In January at the World Cup in Krasnoyarsk, Russia, Baff recorded her second top-10 of the season, matching her personal best with another ninth place finish.
Baff was selected to her first Australian Olympic Team at the 2022 Beijing Games, finishing in 18th place. She also partnered up with Adam Lambert in the mixed snowboard cross team event, finishing in 13th.
Baff made an incredible start to the 2022-2023 World Cup season, winning gold in the opening snowboard cross event in Les Deux Alpes, France.
The podium performance was also the first of her career in just her eighth World Cup start, becoming just the second Australian female snowboard cross rider to win a World Cup event.
At the 2023 FIS World Championships in Bakuriani, Georgia, Baff claimed Australia’s fourth medal at the event, with a silver medal performance in the snowboard cross event.
The medal is even more impressive considering it’s her first start at a World Championship event.
Baff was in great form in the early heats, winning her round of 32 and quarter-final races to advance through to the semi-finals.
She crossed the line in second place in the semis to advance through to the big-final medal round, up against past Olympic gold medallists Lindsey Jacobellis of the USA and Eva Adamczykova of the Czech Republic.
Baff moved from third place to second halfway down the course in the big-final and managed to find space and comfortably remain in the silver medal position from that point to the finish line, finishing behind Adamczykova who took the victory with Jacobellis in third place.
The World Cup season finished in the best possible way, with Baff taking home victory in the final event of the season at Mont Sainte Anne in Canada.
Baff advanced through the round-of-32 and quarter-final heats in second place, and then stepped it up in the semi-final crossing the line in first to advance to the big-final.
In the big-final, Baff had an amazing run moving into the lead just after the top section, and remained in first place holding off the other competitors all the way to the finish line to record the second victory of her World Cup career.
Baff led Australia to a gold medal in the Team Event at the Junior World Championships in Passo San Pellegrino, Italy.

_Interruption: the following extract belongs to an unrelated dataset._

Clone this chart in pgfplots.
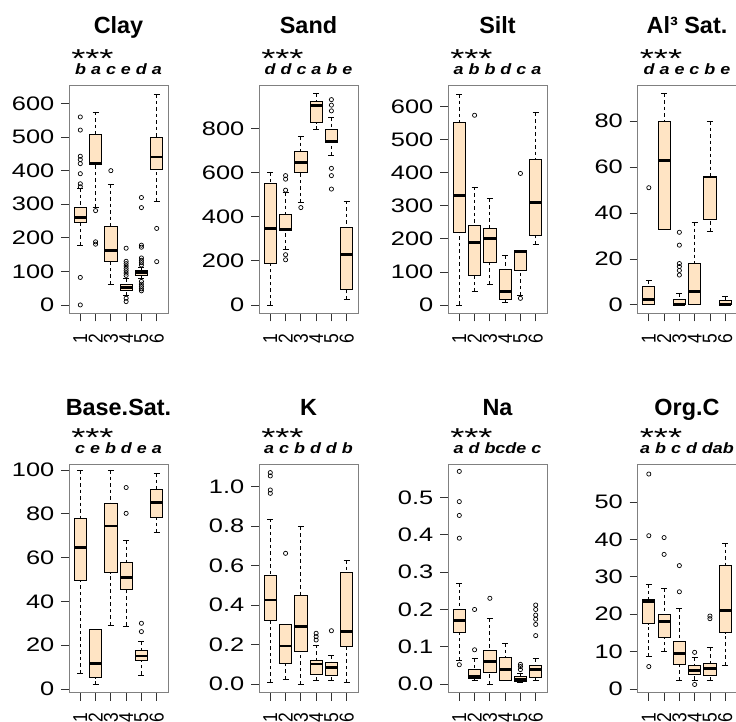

The 20-year-old also took home a silver medal in the individual event, completing a hugely successful season which also included four World Cup podiums including two victories, a silver medal at her first ever World championships together with a third place world ranking on the end of season standings.
The 2023-2024 World Cup season was another successful one for Baff, finishing the season ranked fourth on the standings, with five podium performances also achieved, and showed her consistency making it through to the semi-final round at every event.
Baff's first podium came at the second World Cup event of the season in Cervinia, Italy, with a bronze medal performance, Medals were also won in Sierra Nevada, Spain (silver), Montafon, Austria (bronze x2), and on the final day of the season in Mt. St. Anne, Canada (bronze).
At 21-years-of-age, Baff now has nine World Cup podiums to go with her 2023 World Championships silver medal.